The Post stories examined the record of the HIV/AIDS Administration during the years 2004 to 2008 and specifically cast a troubling eye on the agency's housing arm, which at the time was run by Debra Rowe. During that time, millions of dollars were ill-spent. Miracle Hands, one nonprofit organization, received $4.5 million in grants in those five years, including $400,000 to fund renovations of a job-training center that still hasn't opened. Ms. Rowe's son worked for Miracle Hands, and her father and uncle worked for the nightclub operated next door by the group's founder, Cornell Jones. Neither Ms. Rowe nor Mr. Jones saw a conflict in this.

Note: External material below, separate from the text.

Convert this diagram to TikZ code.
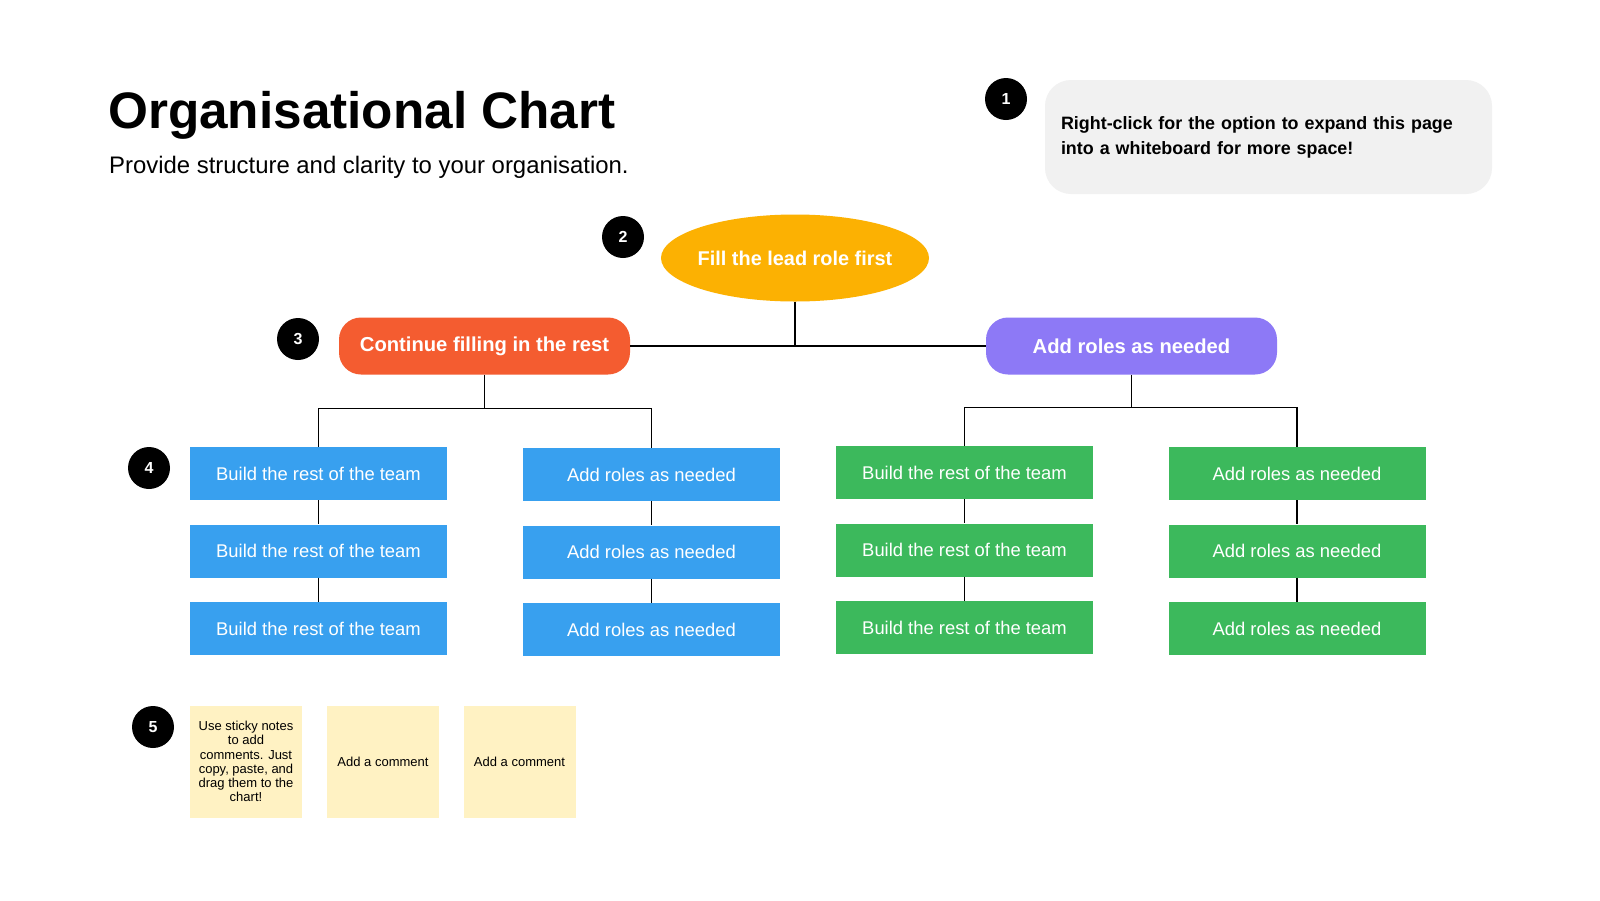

Much changed when Mayor Adrian M. Fenty took office in 2007. Later that year, he hired the highly regarded Shannon L. Hader to lead the troubled agency, now called the HIV/AIDS Hepatitis, STD and Tuberculosis Administration (HAHSTA). Within six months, Ms. Rowe had left the agency and Dr. Hader had begun the slow process of bringing oversight and accountability to an agency that lacked both. For instance, the unwieldy system of 11 separate groups charged with dispensing housing support has been replaced with one point of contact. Funding is now contingent on fiscal and program performance reviews conducted by the agency. Federal housing dollars now go to rent and emergency housing, not renovations and job training.
But more must be done to fully transform HAHSTA from an emblem of waste, fraud and abuse into a model of service delivery for a vulnerable population. In a city where 3 percent of the total population is living with HIV/AIDS, anything less is no longer acceptable.